Bursa Asia waspada data-data dari China



SINGAPURA. Pasar saham Asia hari ini ( 10/6) mewaspadai data-data yang akan dirilis oleh China. Saat ini muncul kembali kekhawatiran akan kondisi pertumbuhan ekonomi global. Namun begitu, bursa diyakini masih terpengaruh oleh kekhawatiran adanya stimulus besar-besaran yang akan dilakukan AS dalam waktu dekat.

Dolar AS naik pada hari Jumat setelah data keluarnya dalam pekerjaan di AS.  Sementara itu, bursa Amerika Serikat reli karena investor memandang bank sentral AS perlu melihat bukti kuat sebelum memutuskan untuk mengurangi program pembelian obligasi.
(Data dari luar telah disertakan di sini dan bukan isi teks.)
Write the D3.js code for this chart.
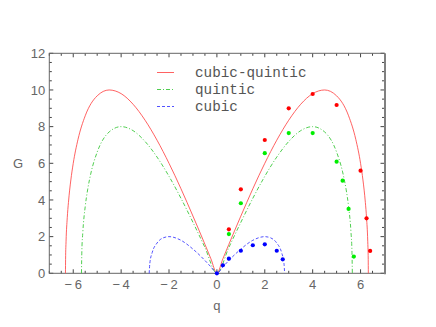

Sementara itu, saham di Selandia Baru dibuka sedikit menguat, sementara pasar Australia tutup karena hari libur. Indeks MSCI di luar Jepang pada akhir Jumat lalu telah turun 1,07%. Sementara itu, dolar AS melonjak di perdagangan Asia awal dan memukul yen menjadi 98,36, ini merupakan kondisi terbaik dari dua bulan yakni 95 ¥.


Reli terhadap dolar terjadi karena naiknya permintaan dolar sebagai safe haven, setelah data akhir pekan di China menunjukkan kelemahan tak terduga.

"China sebagai lokomotif ekonomi kini hampir tergelincir, China kehabisan faktor pertumbuhan ekonomi, setidaknya untuk saat ini," tulis ANZ Bank yang juga telah  merevisi ekspektasi pertumbuhan PDB China menjadi 7,6% dari sebelumnya sebesar 7,8%.

Data tersebut menggarisbawahi, adanya kenaikan risiko ekonomi China akan lebih terasa pada kuartal kedua. Kondisi ini juga berhadapan dengan prospek pertumbuhan global, karena investor resah atas pemulihan ekonomi yang tidak merata terjadi di AS dan juga kemerosotan ekonomi yang dalam di Eropa.

Pada hari Jumat lalu, Departemen Tenaga Kerja AS melaporkan adanya kenaikan lowongan pekerjaan sebanyak 175.000 di bulan Mei, sedikit di atas perkiraan ekonom. Tapi tingkat pengangguran naik menjadi 7,6% dari 7,5 persen di bulan April.

Sementara itu, mata uang dolar Australia merupakan yang paling terpukul dengan dollar AS, atau turun satu persen menjadi US$ 0,9413, dan ini merupakan level terendah sejak 20 bulan. Dolar Aussie ini telah kehilangan 12% hanya dalam waktu dua bulan terakhir.

Sementara itu dolar Kiwi turun 0,6% menjadi US$$ 0,7836, mendekati posisi terendah dalam 11 bulan. Australia dan Selandia Baru sangat sensitif terhadap kinerja perekonomian China, sebab negara Negeri Panda itu merupakan negara tujuan ekspor utama mereka.